Here’s an excellent little drive that will add another perspective to your appreciation of the Santa Rita Mountains. Most people who come to this popular mountain range hustle right to Madera Canyon and spend their entire visit under the sycamore trees scanning the treetops for birds and the meadows for deer. Box Canyon Road takes you into an area of the mountain range where open grasslands predominate and where broad views stretch across the immense basins and isolated mountain ranges that make up the Coronado National Forest. This all-weather gravel road heads east off the route to Madera Canyon at a point where the pavement branches south toward that well-known recreation site. The road continues wandering across the grassy, mesquite-dotted flats of the Santa Rita Experimental Range to the Forest boundary where it crosses Little Box Canyon Creek and begins climbing the northern shoulder of the Santa Ritas. The mountains here are lower than those that form the core of the mountain range and are covered with waving expanses of grass rather than stately forests. Off to the left of what has become a narrow, winding mountain road, Box Canyon is visible as a deep gorge highlighted with bright green cottonwoods and silver barked sycamores. At one point along the road, a rocky seep covers a sheer cliff with algae and colorful wildflowers. The road reaches the top of its climb in an area of broad pastures and wood corrals where excellent views stretch to the east of seas of grass surrounding sky island mountain ranges such as the Mustangs, the Whetstones, and the Huachucas. From this point, the road meanders down to its junction with AZ-83 a few miles north of the ranching community of Sonoita. If you’ve got some time and energy left, you might want to turn south here and visit the ruins of the historic mining outpost of Kentucky Camp with its picturesque adobe houses and scenic setting.
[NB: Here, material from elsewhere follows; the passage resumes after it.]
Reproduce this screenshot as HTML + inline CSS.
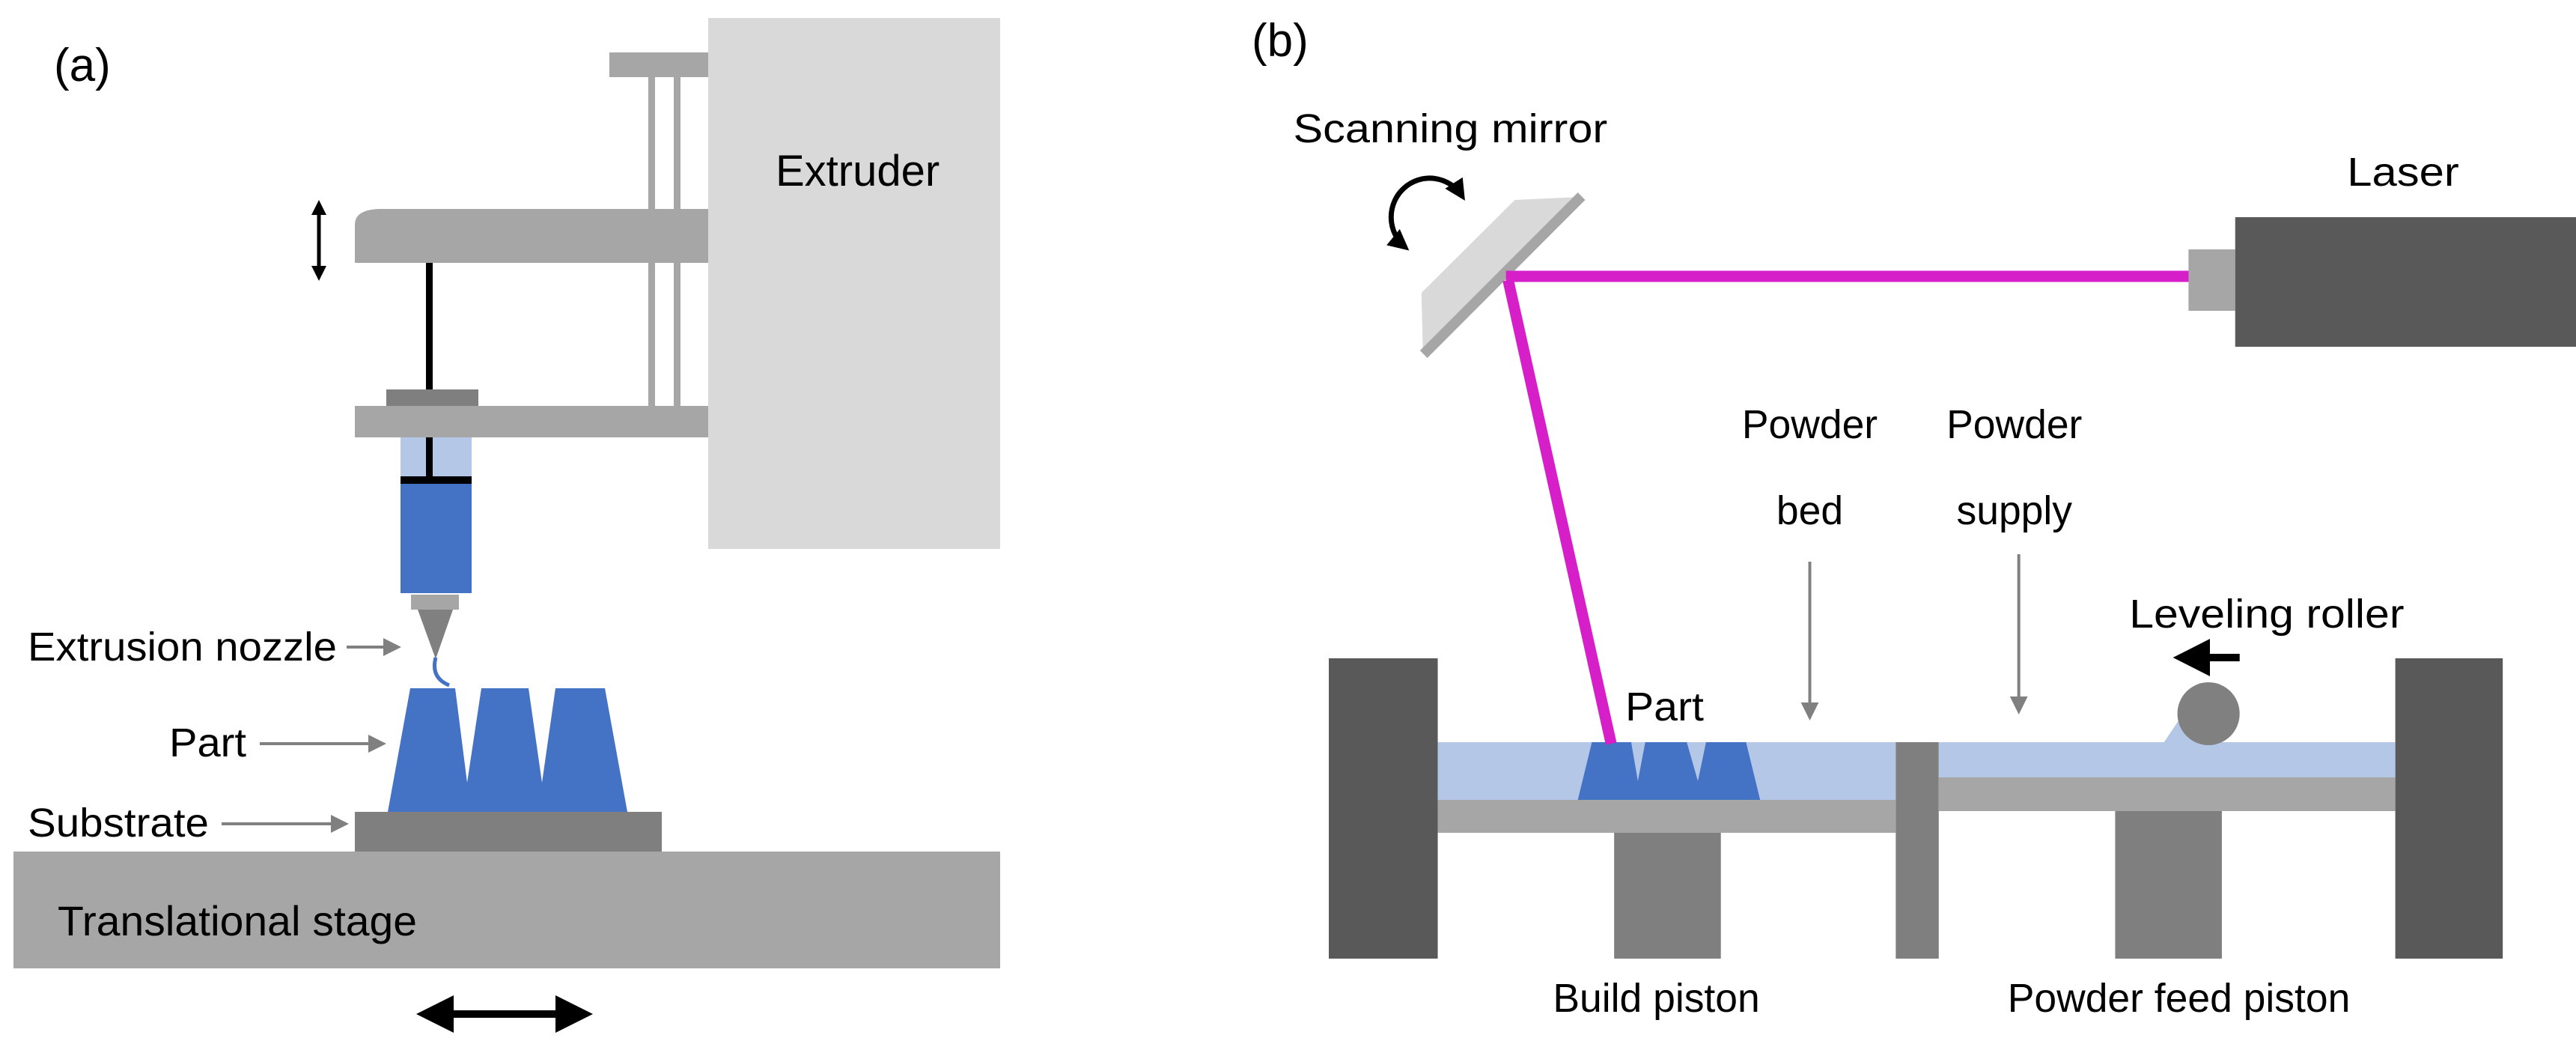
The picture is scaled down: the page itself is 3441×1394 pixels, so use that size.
<!DOCTYPE html>
<html><head><meta charset="utf-8"><style>
html,body{margin:0;padding:0;background:#fff}
svg{display:block}
text{font-family:"Liberation Sans",Arial,sans-serif;fill:#000}
</style></head><body>
<svg width="3441" height="1394" viewBox="0 0 3441 1394" xmlns="http://www.w3.org/2000/svg">
<defs>
<marker id="ga" markerWidth="6" markerHeight="6" refX="5" refY="3" orient="auto" markerUnits="strokeWidth"><path d="M0,0 L6,3 L0,6 Z" fill="#808080"/></marker>
<marker id="ba" markerWidth="4" markerHeight="4" refX="3" refY="2" orient="auto-start-reverse" markerUnits="strokeWidth"><path d="M0,0 L4,2 L0,4 Z" fill="#000"/></marker>
<marker id="bt" markerWidth="5" markerHeight="5" refX="4" refY="2.5" orient="auto-start-reverse" markerUnits="strokeWidth"><path d="M0,0 L5,2.5 L0,5 Z" fill="#000"/></marker>
</defs>

<!-- Panel (a) -->
<text x="72" y="108" font-size="62">(a)</text>
<rect x="946" y="24" width="390" height="709" fill="#d9d9d9"/>
<text x="1036" y="248" font-size="58">Extruder</text>
<rect x="814" y="70" width="132" height="33" fill="#a6a6a6"/>
<rect x="866" y="103" width="9" height="439" fill="#a6a6a6"/>
<rect x="900" y="103" width="9" height="439" fill="#a6a6a6"/>
<path d="M474,351 L474,300 Q474,279 510,279 L946,279 L946,351 Z" fill="#a6a6a6"/>
<line x1="426" y1="272" x2="426" y2="370" stroke="#000" stroke-width="5" marker-start="url(#ba)" marker-end="url(#ba)"/>
<rect x="569" y="351" width="9" height="176" fill="#000"/>
<rect x="516" y="520" width="123" height="22" fill="#7f7f7f"/>
<rect x="474" y="542" width="472" height="42" fill="#a6a6a6"/>
<rect x="535" y="584" width="95" height="59" fill="#b4c7e7"/>
<rect x="569" y="584" width="9" height="56" fill="#000"/>
<rect x="535" y="636" width="95" height="10" fill="#000"/>
<rect x="535" y="646" width="95" height="146" fill="#4472c4"/>
<rect x="549" y="794" width="64" height="20" fill="#a6a6a6"/>
<polygon points="558,814 605,814 582,880" fill="#808080"/>
<path d="M582,878 Q575,905 600,915" stroke="#4472c4" stroke-width="5" fill="none"/>
<polygon points="518,1084 548,919 608,919 624,1045 643,919 706,919 724,1045 742,919 808,919 838,1084" fill="#4472c4"/>
<rect x="474" y="1084" width="410" height="53" fill="#7f7f7f"/>
<rect x="18" y="1137" width="1318" height="156" fill="#a6a6a6"/>
<text x="77" y="1249" font-size="56" textLength="480" lengthAdjust="spacingAndGlyphs">Translational stage</text>
<line x1="566" y1="1354" x2="782" y2="1354" stroke="#000" stroke-width="10" marker-start="url(#bt)" marker-end="url(#bt)"/>
<text x="37" y="882" font-size="54" textLength="413" lengthAdjust="spacingAndGlyphs">Extrusion nozzle</text>
<line x1="463" y1="864" x2="532" y2="864" stroke="#808080" stroke-width="4" marker-end="url(#ga)"/>
<text x="226" y="1010" font-size="54" textLength="103" lengthAdjust="spacingAndGlyphs">Part</text>
<line x1="347" y1="993" x2="512" y2="993" stroke="#808080" stroke-width="4" marker-end="url(#ga)"/>
<text x="37" y="1117" font-size="54" textLength="242" lengthAdjust="spacingAndGlyphs">Substrate</text>
<line x1="296" y1="1100" x2="462" y2="1100" stroke="#808080" stroke-width="4" marker-end="url(#ga)"/>

<!-- Panel (b) -->
<text x="1672" y="75" font-size="62">(b)</text>
<g transform="translate(1775,0) scale(0.99,1) translate(-1775,0)">
<text x="1727" y="190" font-size="54" textLength="424" lengthAdjust="spacingAndGlyphs">Scanning mirror</text>
<path d="M1955,262 A52,52 0 1 0 1878,330" stroke="#000" stroke-width="7" fill="none" marker-start="url(#ba)" marker-end="url(#ba)"/>
<polygon points="1900,391 2026,267 2112,263 1902,472" fill="#d9d9d9"/>
<line x1="1903" y1="473" x2="2116" y2="262" stroke="#a6a6a6" stroke-width="14"/>
<line x1="2014" y1="369" x2="2936" y2="369" stroke="#d61fc9" stroke-width="15"/>
<rect x="2935" y="333" width="63" height="82" fill="#a6a6a6"/>
<rect x="2998" y="290" width="470" height="173" fill="#595959"/>
<text x="3149" y="248" font-size="54" textLength="151" lengthAdjust="spacingAndGlyphs">Laser</text>

<rect x="1775" y="879" width="147" height="401" fill="#595959"/>
<rect x="3214" y="879" width="145" height="401" fill="#595959"/>
<rect x="1922" y="991" width="618" height="77" fill="#b4c7e7"/>
<rect x="1922" y="1068" width="618" height="44" fill="#a6a6a6"/>
<rect x="2160" y="1112" width="144" height="168" fill="#7f7f7f"/>
<rect x="2540" y="991" width="58" height="289" fill="#7f7f7f"/>
<polygon points="2598,991 2902,991 2925,957 2960,957 2960,991 3214,991 3214,1038 2598,1038" fill="#b4c7e7"/>
<rect x="2598" y="1038" width="616" height="45" fill="#a6a6a6"/>
<rect x="2836" y="1083" width="144" height="197" fill="#7f7f7f"/>
<circle cx="2962" cy="953" r="42" fill="#808080"/>
<line x1="3004" y1="878" x2="2924" y2="878" stroke="#000" stroke-width="10" marker-end="url(#bt)"/>
<polygon points="2111,1068 2130,991 2183,991 2192,1043 2202,991 2258,991 2273,1043 2284,991 2338,991 2357,1068" fill="#4472c4"/>
<line x1="2017" y1="374" x2="2156" y2="993" stroke="#d61fc9" stroke-width="15"/>
<text x="2175" y="962" font-size="54" textLength="106" lengthAdjust="spacingAndGlyphs">Part</text>
<text x="2424" y="585" font-size="54" text-anchor="middle">Powder</text>
<text x="2424" y="700" font-size="54" text-anchor="middle">bed</text>
<text x="2700" y="585" font-size="54" text-anchor="middle">Powder</text>
<text x="2700" y="700" font-size="54" text-anchor="middle">supply</text>
<line x1="2424" y1="750" x2="2424" y2="958" stroke="#808080" stroke-width="4" marker-end="url(#ga)"/>
<line x1="2706" y1="740" x2="2706" y2="950" stroke="#808080" stroke-width="4" marker-end="url(#ga)"/>
<text x="2855" y="838" font-size="54" textLength="371" lengthAdjust="spacingAndGlyphs">Leveling roller</text>
<text x="2217" y="1351" font-size="54" text-anchor="middle">Build piston</text>
<text x="2922" y="1351" font-size="54" text-anchor="middle">Powder feed piston</text>
</g>
</svg>
</body></html>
Take I-19 south from Tucson to the Continental Road Exit at Green Valley. Leave the Interstate and drive east one mile to FR-62 (signs here point to Madera Canyon). Follow FR-62 past the Madera Canyon/FR-70 cutoff, where the road turns to dirt and bears left, to AZ-83 a few miles north of Sonoita.

Sonoita makes a good lunch stop and serves as a jumping-off place for a couple of other scenic drives across the Coronado National Forest’s Sierra Vista District. Big views. Canyonside route. Grassland setting. Another perspective on the Santa Ritas. Historic mining district/operating cattle ranches. Road Conditions: The first 8 miles on the Madera Canyon Road are paved. The remainder is dirt, rocky and narrow in places. This route is suitable for passenger cars if driven carefully.